Gregory v. Ashcroft
Citation: 501 U.S. 452 (U.S. Supreme Court, 1991)
Facts
Missouri’s constitution required state judges to retire at age 70. Missouri judges challenged the mandatory retirement provision as a violation of the federal Age Discrimination in Employment Act (ADEA), which prohibits age discrimination by employers. Missouri argued its judges were exempt from the ADEA under the “appointee on the policymaking level” exemption in the Act.
Issue
Does the ADEA’s prohibition on mandatory retirement apply to Missouri’s appointed state judges?
Holding
The Court (7–2, O’Connor, J.) held that the ADEA did not clearly apply to state judges and construed it not to reach them. The Court invoked the clear statement rule rooted in federalism: Congress must speak with unmistakable clarity before overriding a state’s authority over the qualifications of its own constitutional officers.
Rule
Where a federal statute would significantly interfere with the states’ ability to structure their own governments and define the qualifications of their officers — implicating core state sovereignty — courts require a clear statement from Congress that it intended such an intrusion.
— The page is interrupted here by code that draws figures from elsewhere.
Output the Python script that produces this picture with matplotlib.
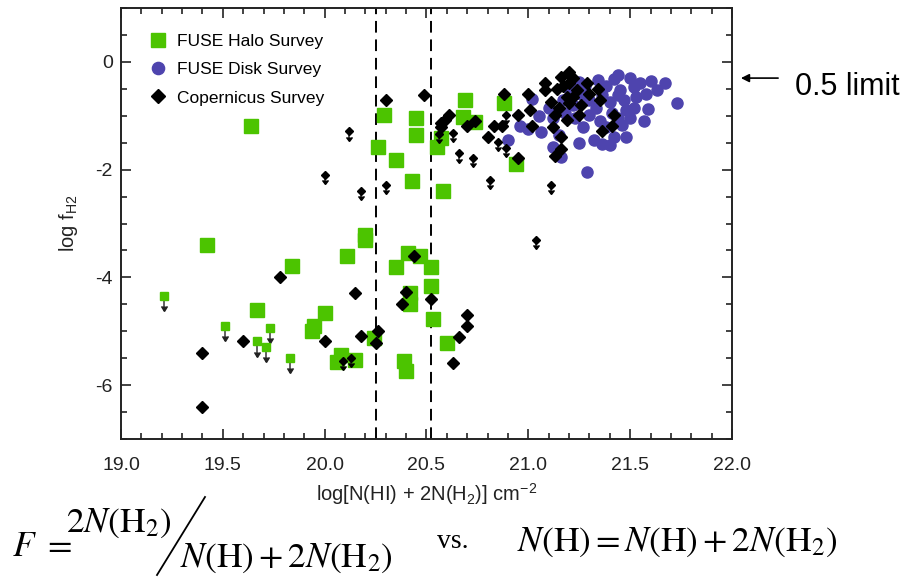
import matplotlib
matplotlib.use("Agg")
import matplotlib.pyplot as plt
from matplotlib.lines import Line2D
from matplotlib.ticker import MultipleLocator
import numpy as np

plt.rcParams['font.family'] = ['Liberation Sans', 'DejaVu Sans']
plt.rcParams['mathtext.fontset'] = 'custom'
plt.rcParams['mathtext.rm'] = 'Liberation Sans'
plt.rcParams['mathtext.it'] = 'Liberation Sans'

GREEN = '#4cc400'
BLUE = '#4e44ae'

# FUSE halo survey: detections
halo_x = [19.64, 20.29, 20.26, 20.35, 20.45, 20.45, 20.43, 20.58, 20.55, 20.57,
          20.69, 20.68, 20.74, 20.88, 20.94,
          19.42, 20.20, 20.20, 20.11, 19.84, 20.41, 20.47, 20.35, 20.52, 20.52,
          20.42, 20.42, 20.53, 19.67, 20.00, 19.95, 19.94, 20.24, 20.60, 20.08,
          20.06, 20.15, 20.39, 20.40]
halo_y = [-1.19, -0.99, -1.58, -1.82, -1.05, -1.36, -2.21, -2.40, -1.58, -1.42,
          -0.70, -1.02, -1.11, -0.76, -1.90,
          -3.40, -3.21, -3.30, -3.61, -3.78, -3.55, -3.61, -3.81, -3.81, -4.16,
          -4.29, -4.49, -4.77, -4.60, -4.66, -4.91, -5.00, -5.13, -5.22, -5.44,
          -5.58, -5.54, -5.56, -5.74]
# FUSE halo survey: upper limits
halo_lim_x = [19.21, 19.51, 19.67, 19.73, 19.71, 19.83]
halo_lim_y = [-4.34, -4.91, -5.19, -4.94, -5.29, -5.50]

# FUSE disk survey
disk_x = [20.90, 20.96, 21.02, 21.06, 21.12, 21.12, 21.16, 21.17, 21.20, 21.25,
          21.29, 21.30, 21.32, 21.34, 21.36, 21.38, 21.42, 21.42, 21.45, 21.47,
          21.48, 21.50, 21.52, 21.53, 21.55, 21.59, 21.57, 21.63, 21.67, 21.73,
          21.22, 21.26, 21.28, 21.30, 21.33, 21.36, 21.38, 21.40, 21.41, 21.44,
          21.46, 21.40, 21.35, 21.27, 21.23, 21.18, 21.10, 21.05, 21.00, 21.15,
          21.25, 21.44, 21.50, 21.58, 21.60, 21.52, 21.44, 21.48]
disk_y = [-1.45, -1.19, -0.68, -1.30, -1.05, -1.58, -1.76, -0.71, -0.50, -0.37,
          -2.04, -0.99, -1.45, -0.34, -1.52, -1.21, -0.31, -1.39, -0.53, -0.71,
          -0.90, -1.05, -0.47, -0.65, -0.40, -0.87, -1.10, -0.53, -0.40, -0.76,
          -0.80, -0.60, -0.45, -0.70, -0.85, -0.62, -0.45, -0.75, -0.95, -0.62,
          -1.18, -1.55, -1.10, -1.20, -1.05, -0.95, -0.85, -1.00, -1.25, -1.35,
          -1.50, -0.25, -0.30, -0.60, -0.35, -0.85, -1.05, -1.40]

# Copernicus survey: detections
cop_x = [20.30, 20.49, 20.88, 20.57, 20.61, 20.57, 20.59, 20.70, 20.74, 20.80,
         20.83, 20.87, 20.95, 20.95, 21.00, 21.01, 21.02, 21.08, 21.08, 21.11,
         21.13, 21.12, 21.14, 21.16, 21.19, 21.16, 21.16, 21.13, 21.20, 21.20,
         21.19, 21.22, 21.20, 21.24, 21.25, 21.29, 21.30, 21.34, 21.35, 21.42,
         21.41, 21.36, 21.17, 21.22, 21.26, 21.15,
         19.78, 20.15, 19.40, 19.40, 19.60, 20.00, 20.18, 20.26, 20.25, 20.44,
         20.40, 20.38, 20.52, 20.70, 20.70, 20.66, 20.63]
cop_y = [-0.70, -0.61, -0.59, -1.14, -0.99, -1.21, -1.07, -1.19, -1.10, -1.39,
         -1.19, -1.19, -0.99, -1.79, -0.59, -0.90, -1.19, -0.40, -0.53, -0.74,
         -0.99, -1.21, -0.50, -0.28, -1.08, -1.40, -1.61, -1.75, -0.19, -0.40,
         -0.65, -0.65, -0.77, -0.53, -0.99, -0.40, -0.59, -0.50, -0.71, -0.99,
         -1.19, -1.28, -0.45, -0.30, -0.80, -0.85,
         -4.00, -4.29, -5.40, -6.40, -5.19, -5.19, -5.08, -4.99, -5.21, -3.60,
         -4.28, -4.49, -4.40, -4.69, -4.90, -5.10, -5.59]
# Copernicus survey: upper limits
cop_lim_x = [20.12, 20.00, 20.18, 20.30, 20.63, 20.66, 20.73, 20.81, 20.85, 20.89,
             20.89, 20.56, 21.11, 21.04, 20.09, 20.13]
cop_lim_y = [-1.29, -2.10, -2.40, -2.29, -1.32, -1.70, -1.79, -2.19, -1.48, -1.59,
             -0.99, -1.33, -2.29, -3.31, -5.55, -5.50]

cuts = [20.25, 20.52]
half_limit = np.log10(0.5)

fig = plt.figure(figsize=(9.09, 5.77), dpi=100)
ax = fig.add_axes([121 / 909, 1 - 439 / 577, 611 / 909, 431 / 577])

# upper limits: marker with a short stem and a downward caret
hx, hy = np.array(halo_lim_x), np.array(halo_lim_y)
ax.vlines(hx, hy - 0.28, hy, colors='#555555', lw=1.3, zorder=2)
ax.plot(hx, hy - 0.28, ls='none', marker=7, ms=5, color='#222222', zorder=2)
ax.plot(hx, hy, ls='none', marker='s', ms=6, color=GREEN, zorder=2)

ax.plot(halo_x, halo_y, ls='none', marker='s', ms=9.5, color=GREEN, zorder=2,
        label='FUSE Halo Survey')
ax.plot(disk_x, disk_y, ls='none', marker='o', ms=8, color=BLUE, zorder=3,
        label='FUSE Disk Survey')

cx, cy = np.array(cop_lim_x), np.array(cop_lim_y)
ax.vlines(cx, cy - 0.17, cy, colors='#333333', lw=1.2, zorder=4)
ax.plot(cx, cy - 0.17, ls='none', marker=7, ms=4, color='black', zorder=4)
ax.plot(cx, cy, ls='none', marker='D', ms=4, color='black', zorder=4)

ax.plot(cop_x, cop_y, ls='none', marker='D', ms=6.5, color='black', zorder=4,
        label='Copernicus Survey')

for c in cuts:
    ax.axvline(c, color='black', lw=1.4, ls=(0, (6, 3.5)), zorder=1)

ax.set_xlim(19.0, 22.0)
ax.set_ylim(-7, 1)
ax.xaxis.set_major_locator(MultipleLocator(0.5))
ax.xaxis.set_minor_locator(MultipleLocator(0.1))
ax.yaxis.set_major_locator(MultipleLocator(2))
ax.yaxis.set_minor_locator(MultipleLocator(0.5))
ax.xaxis.set_major_formatter(plt.FormatStrFormatter('%.1f'))
ax.yaxis.set_major_formatter(plt.FormatStrFormatter('%d'))
ax.tick_params(which='both', direction='in', top=True, right=True,
               width=1.2, colors='#222222', labelcolor='#222222', labelsize=14)
ax.tick_params(which='major', length=7.5)
ax.tick_params(which='minor', length=4.5)
ax.tick_params(axis='x', pad=13)
ax.tick_params(axis='y', pad=6)
for s in ax.spines.values():
    s.set_linewidth(1.4)
    s.set_color('#222222')

ax.set_xlabel(r'log[N(HI) + 2N(H$_2$)] cm$^{-2}$', fontsize=14.5, color='#222222')
ax.set_ylabel(r'log f$_{\rm H2}$', fontsize=14.5, color='#222222')
ax.xaxis.set_label_coords(0.5, -(494 - 439) / 431)
ax.xaxis.label.set_va('center')
ax.yaxis.set_label_coords((68 - 121) / 611, 0.5)
ax.yaxis.label.set_va('center')

ax.legend(loc='upper left', frameon=False, fontsize=12.5, handletextpad=0.45,
          borderaxespad=1.1, labelspacing=0.75, handlelength=1.3,
          markerscale=1.1)

# 0.5 limit marker on the right
ax.annotate('', xy=(22.03, half_limit), xytext=(22.24, half_limit),
            arrowprops=dict(arrowstyle='-|>', color='black', lw=1.2,
                            mutation_scale=12), annotation_clip=False)
ax.text(22.31, half_limit - 0.16, '0.5 limit', fontsize=22, va='center', ha='left')

# definitions under the plot
fs = 25.5
fig.text(12 / 909, 1 - 546 / 577, r'$F\ =$', fontsize=fs, math_fontfamily='stix',
         va='center', ha='left')
fig.text(66 / 909, 1 - 523 / 577, r'$2N(\mathrm{H}_2)$', fontsize=fs,
         math_fontfamily='stix', va='center', ha='left')
fig.text(180 / 909, 1 - 558 / 577, r'$N(\mathrm{H}) + 2N(\mathrm{H}_2)$', fontsize=fs,
         math_fontfamily='stix', va='center', ha='left')
fig.add_artist(Line2D([205 / 909, 157 / 909], [1 - 497 / 577, 1 - 575 / 577],
                      transform=fig.transFigure, color='black', lw=1.3))
fig.text(437 / 909, 1 - 541 / 577, 'vs.', fontsize=20, family='Liberation Serif',
         va='center', ha='left')
fig.text(517 / 909, 1 - 542 / 577,
         r'$N(\mathrm{H}) = N(\mathrm{H}) + 2N(\mathrm{H}_2)$', fontsize=fs,
         math_fontfamily='stix', va='center', ha='left')

fig.savefig('out.png', dpi=100)
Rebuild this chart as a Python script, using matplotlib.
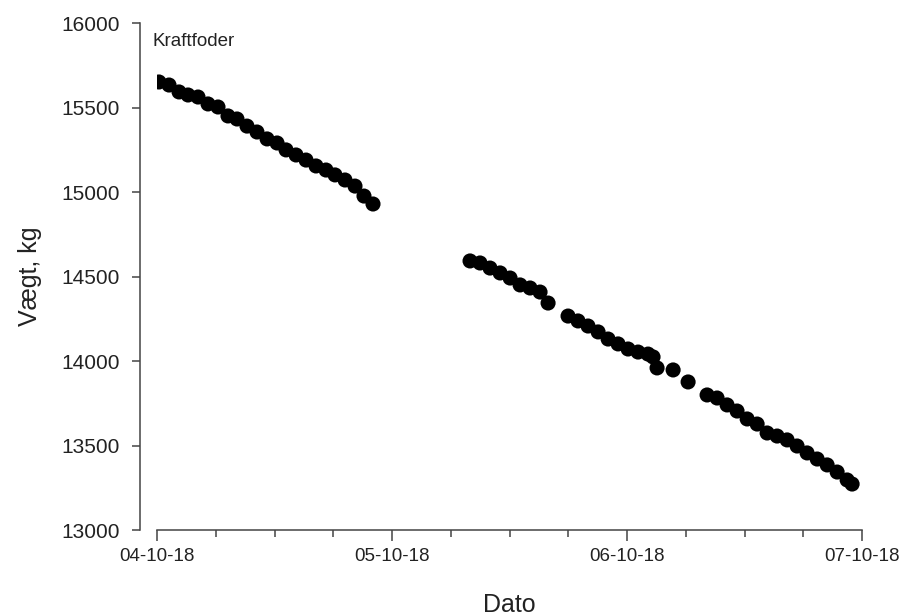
import pandas as pd
import matplotlib
matplotlib.use("Agg")
import matplotlib.pyplot as plt
import matplotlib.dates as mdates

plt.rcParams['font.family'] = ['Liberation Sans', 'DejaVu Sans']

start = pd.Timestamp("2018-10-04 00:00")

# hours after 04-10-18 00:00 and weight (kg)
hours_1 = [0.20, 1.23, 2.25, 3.17, 4.19, 5.21, 6.23, 7.25, 8.17, 9.19, 10.21, 11.24,
           12.26, 13.18, 14.20, 15.22, 16.24, 17.26, 18.18, 19.20, 20.22, 21.14, 22.06]
weight_1 = [15651, 15633, 15592, 15574, 15562, 15521, 15503, 15450, 15432, 15390, 15355, 15314,
            15290, 15249, 15219, 15189, 15154, 15130, 15101, 15071, 15035, 14976, 14929]

hours_2 = [31.97, 32.99, 34.01, 35.04, 36.06, 37.08, 38.10, 39.12, 39.94,
           41.98, 43.00, 44.02, 45.05, 46.07, 47.09, 48.11, 49.13, 50.15, 50.66,
           51.07, 52.71, 54.24,
           56.18, 57.20, 58.22, 59.24, 60.27, 61.29, 62.31, 63.33, 64.35, 65.37,
           66.39, 67.42, 68.44, 69.46, 70.48, 70.99]
weight_2 = [14592, 14580, 14550, 14521, 14491, 14450, 14432, 14408, 14343,
            14266, 14237, 14207, 14172, 14130, 14101, 14071, 14053, 14041, 14024,
            13959, 13947, 13876,
            13799, 13781, 13740, 13704, 13657, 13627, 13574, 13556, 13533, 13497,
            13456, 13420, 13385, 13343, 13296, 13272]

hours = hours_1 + hours_2
weight = weight_1 + weight_2
times = [start + pd.Timedelta(hours=h) for h in hours]

fig = plt.figure(figsize=(9, 6.15), dpi=100)
ax = fig.add_axes([157 / 900, 85 / 615, 705 / 900, 507 / 615])

ax.scatter(times, weight, s=118, color="black", edgecolors="none", zorder=3)

ax.set_xlim(start, start + pd.Timedelta(days=3))
ax.set_ylim(13000, 16000)

ax.xaxis.set_major_locator(mdates.DayLocator())
ax.xaxis.set_major_formatter(mdates.DateFormatter("%d-%m-%y"))
ax.xaxis.set_minor_locator(mdates.HourLocator(byhour=[6, 12, 18]))
ax.set_yticks([13000, 13500, 14000, 14500, 15000, 15500, 16000])

for s in ["top", "right"]:
    ax.spines[s].set_visible(False)
ax.spines["left"].set_position(("outward", 12))
for s in ["left", "bottom"]:
    ax.spines[s].set_color("#444444")
    ax.spines[s].set_linewidth(1.1)

ax.tick_params(axis="y", which="major", length=6, width=1.1, color="#444444",
               labelsize=15, labelcolor="#222222", pad=9)
ax.tick_params(axis="x", which="major", length=8, width=1.1, color="#444444",
               labelsize=13.5, labelcolor="#222222", pad=5)
ax.tick_params(axis="x", which="minor", length=5, width=1.1, color="#444444")

ax.set_xlabel("Dato", fontsize=18, color="#222222", labelpad=20)
ax.set_ylabel("Vægt, kg", fontsize=18, color="#222222", labelpad=14)

ax.annotate("Kraftfoder", xy=(0, 1), xycoords="axes fraction", xytext=(-4, -18),
            textcoords="offset pixels", fontsize=13.5, color="#222222", va="center")

fig.savefig("out.png", dpi=100)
In the absence of clear congressional intent, courts construe the statute to avoid the constitutional question (the constitutional avoidance canon) and to respect federalism values (the federalism canon).
Significance
Gregory is the canonical case for the clear statement rule and the federalism canon in statutory interpretation. It illustrates how background constitutional values (here, federalism and state sovereignty under the Tenth Amendment) inform statutory construction even without triggering formal constitutional adjudication. The case is often taught alongside the constitutional avoidance canon and the distinction between using avoidance to narrow interpretation versus using it as an escape hatch.